BRIEF:
Work through the listing below and count the lines that hold "document". Answer with the number alone.
[DATA EXTRACT start]
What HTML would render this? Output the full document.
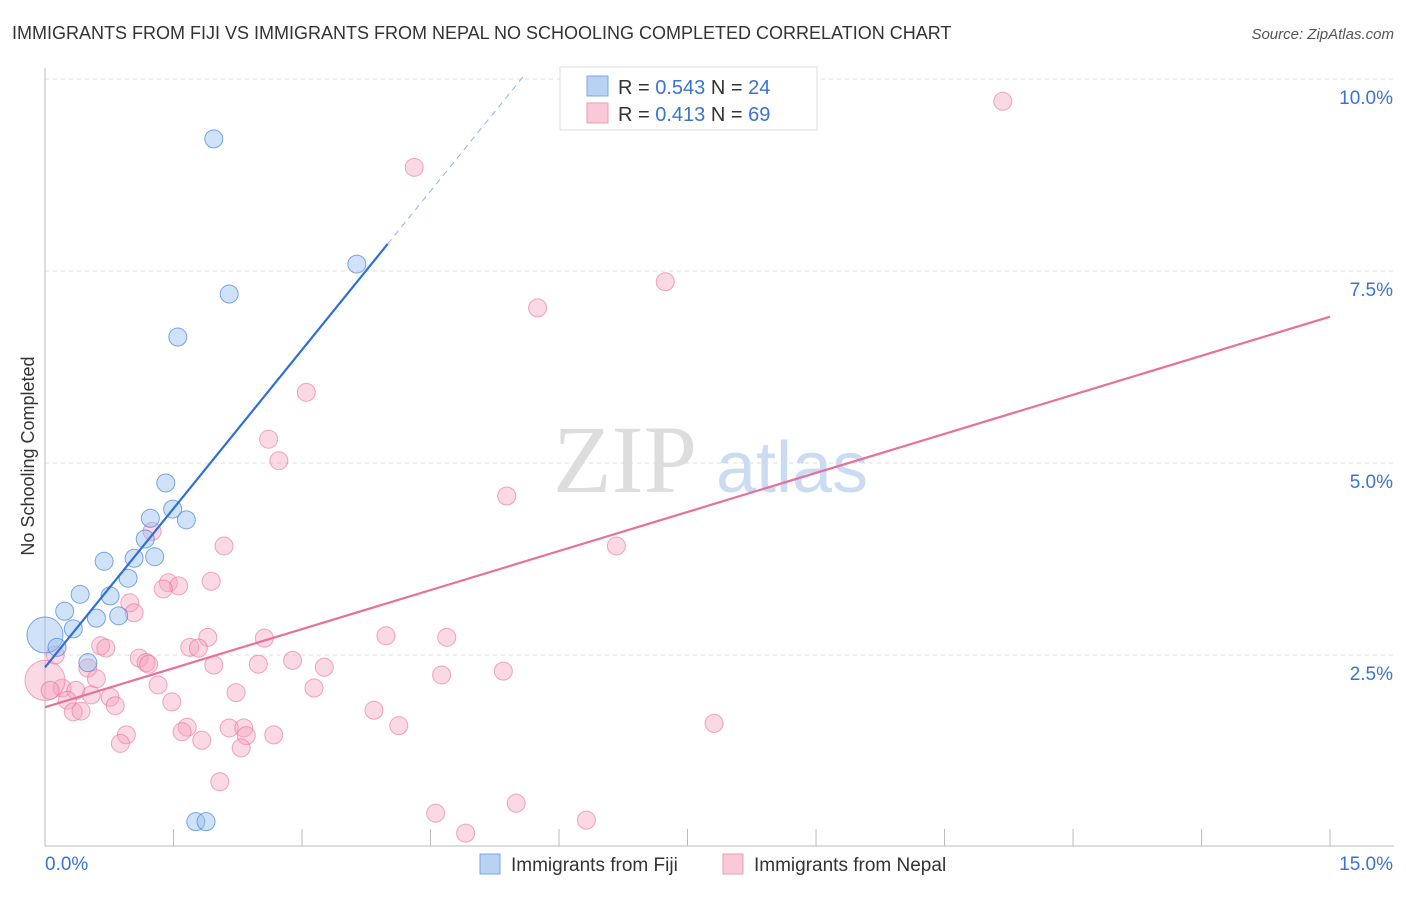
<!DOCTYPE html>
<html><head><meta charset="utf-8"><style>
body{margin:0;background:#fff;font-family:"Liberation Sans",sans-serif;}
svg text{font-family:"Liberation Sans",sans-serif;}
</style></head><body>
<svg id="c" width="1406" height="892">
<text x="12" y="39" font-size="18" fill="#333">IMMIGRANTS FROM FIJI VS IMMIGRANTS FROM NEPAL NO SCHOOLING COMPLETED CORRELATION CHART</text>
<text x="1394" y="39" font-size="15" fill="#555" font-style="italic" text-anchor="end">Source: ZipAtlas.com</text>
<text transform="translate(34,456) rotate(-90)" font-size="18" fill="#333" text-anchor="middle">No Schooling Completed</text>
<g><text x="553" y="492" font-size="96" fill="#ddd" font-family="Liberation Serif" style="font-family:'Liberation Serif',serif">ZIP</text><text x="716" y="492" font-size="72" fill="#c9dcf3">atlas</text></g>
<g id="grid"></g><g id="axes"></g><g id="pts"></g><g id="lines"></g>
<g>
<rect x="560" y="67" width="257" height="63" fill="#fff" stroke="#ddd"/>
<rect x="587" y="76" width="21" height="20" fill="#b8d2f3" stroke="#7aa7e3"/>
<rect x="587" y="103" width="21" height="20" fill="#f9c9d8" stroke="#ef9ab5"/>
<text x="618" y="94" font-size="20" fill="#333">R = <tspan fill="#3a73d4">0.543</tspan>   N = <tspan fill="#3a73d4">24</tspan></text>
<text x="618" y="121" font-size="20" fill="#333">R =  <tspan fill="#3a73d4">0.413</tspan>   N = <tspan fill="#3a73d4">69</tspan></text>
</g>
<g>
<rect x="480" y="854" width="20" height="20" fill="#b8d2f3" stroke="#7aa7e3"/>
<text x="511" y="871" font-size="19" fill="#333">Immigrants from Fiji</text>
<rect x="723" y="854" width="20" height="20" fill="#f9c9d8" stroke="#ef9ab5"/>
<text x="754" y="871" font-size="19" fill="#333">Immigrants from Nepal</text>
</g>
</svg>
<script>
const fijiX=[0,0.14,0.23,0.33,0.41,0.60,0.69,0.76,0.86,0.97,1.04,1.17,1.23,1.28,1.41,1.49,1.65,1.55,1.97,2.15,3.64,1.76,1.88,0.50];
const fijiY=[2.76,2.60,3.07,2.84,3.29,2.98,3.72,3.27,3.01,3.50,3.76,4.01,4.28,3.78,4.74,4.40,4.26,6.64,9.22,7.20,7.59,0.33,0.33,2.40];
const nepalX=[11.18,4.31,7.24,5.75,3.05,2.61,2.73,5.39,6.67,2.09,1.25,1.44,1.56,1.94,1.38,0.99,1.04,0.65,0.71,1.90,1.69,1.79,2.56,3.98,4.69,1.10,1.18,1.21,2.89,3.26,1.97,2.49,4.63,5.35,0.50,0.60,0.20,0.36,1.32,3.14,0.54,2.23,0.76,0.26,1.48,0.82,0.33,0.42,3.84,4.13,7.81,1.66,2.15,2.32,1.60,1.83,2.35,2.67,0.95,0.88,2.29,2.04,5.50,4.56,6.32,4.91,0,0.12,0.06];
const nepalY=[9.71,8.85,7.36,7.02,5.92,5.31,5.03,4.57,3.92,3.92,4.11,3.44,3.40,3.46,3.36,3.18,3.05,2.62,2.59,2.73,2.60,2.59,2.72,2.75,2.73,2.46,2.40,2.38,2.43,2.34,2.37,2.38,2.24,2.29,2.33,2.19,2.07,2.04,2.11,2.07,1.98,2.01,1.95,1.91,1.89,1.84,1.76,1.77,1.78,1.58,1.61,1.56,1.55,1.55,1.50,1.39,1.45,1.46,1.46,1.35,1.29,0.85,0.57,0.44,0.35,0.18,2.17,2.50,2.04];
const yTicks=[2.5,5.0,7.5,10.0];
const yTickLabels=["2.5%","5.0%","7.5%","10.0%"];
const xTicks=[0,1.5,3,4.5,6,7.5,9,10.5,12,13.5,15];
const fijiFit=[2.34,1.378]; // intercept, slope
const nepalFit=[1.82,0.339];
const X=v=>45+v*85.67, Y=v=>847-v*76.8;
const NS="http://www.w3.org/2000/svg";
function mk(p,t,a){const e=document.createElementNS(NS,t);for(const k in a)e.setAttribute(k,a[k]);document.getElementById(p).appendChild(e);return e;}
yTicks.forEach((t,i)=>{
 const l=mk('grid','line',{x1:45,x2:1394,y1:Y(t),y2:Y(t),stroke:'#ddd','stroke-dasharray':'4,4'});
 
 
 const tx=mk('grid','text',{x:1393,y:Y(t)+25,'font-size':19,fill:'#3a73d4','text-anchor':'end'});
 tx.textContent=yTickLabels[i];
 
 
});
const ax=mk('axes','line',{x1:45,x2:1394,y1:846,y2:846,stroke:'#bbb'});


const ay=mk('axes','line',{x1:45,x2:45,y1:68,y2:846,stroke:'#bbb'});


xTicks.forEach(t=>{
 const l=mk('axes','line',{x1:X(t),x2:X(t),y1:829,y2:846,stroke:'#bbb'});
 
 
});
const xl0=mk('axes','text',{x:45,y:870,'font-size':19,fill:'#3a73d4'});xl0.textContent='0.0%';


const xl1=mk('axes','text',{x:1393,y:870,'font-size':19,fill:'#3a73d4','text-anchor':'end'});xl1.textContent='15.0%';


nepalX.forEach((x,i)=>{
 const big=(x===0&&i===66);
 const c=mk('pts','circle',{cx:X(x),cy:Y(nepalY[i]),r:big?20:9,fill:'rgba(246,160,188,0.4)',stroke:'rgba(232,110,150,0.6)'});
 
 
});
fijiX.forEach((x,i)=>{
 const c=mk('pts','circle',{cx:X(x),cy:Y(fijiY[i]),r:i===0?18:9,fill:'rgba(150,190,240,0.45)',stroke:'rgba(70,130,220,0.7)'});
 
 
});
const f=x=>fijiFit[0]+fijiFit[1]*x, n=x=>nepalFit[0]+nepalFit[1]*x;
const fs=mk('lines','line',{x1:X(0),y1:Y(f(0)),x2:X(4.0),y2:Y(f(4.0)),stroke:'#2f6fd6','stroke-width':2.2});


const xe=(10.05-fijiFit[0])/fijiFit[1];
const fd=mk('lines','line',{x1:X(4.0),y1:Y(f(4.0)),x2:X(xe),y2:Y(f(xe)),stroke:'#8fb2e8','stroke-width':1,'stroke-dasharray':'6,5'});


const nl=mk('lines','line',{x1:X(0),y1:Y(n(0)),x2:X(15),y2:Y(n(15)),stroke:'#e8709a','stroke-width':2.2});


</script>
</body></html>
[DATA EXTRACT end]
OUTPUT FOR THIS TASK:
2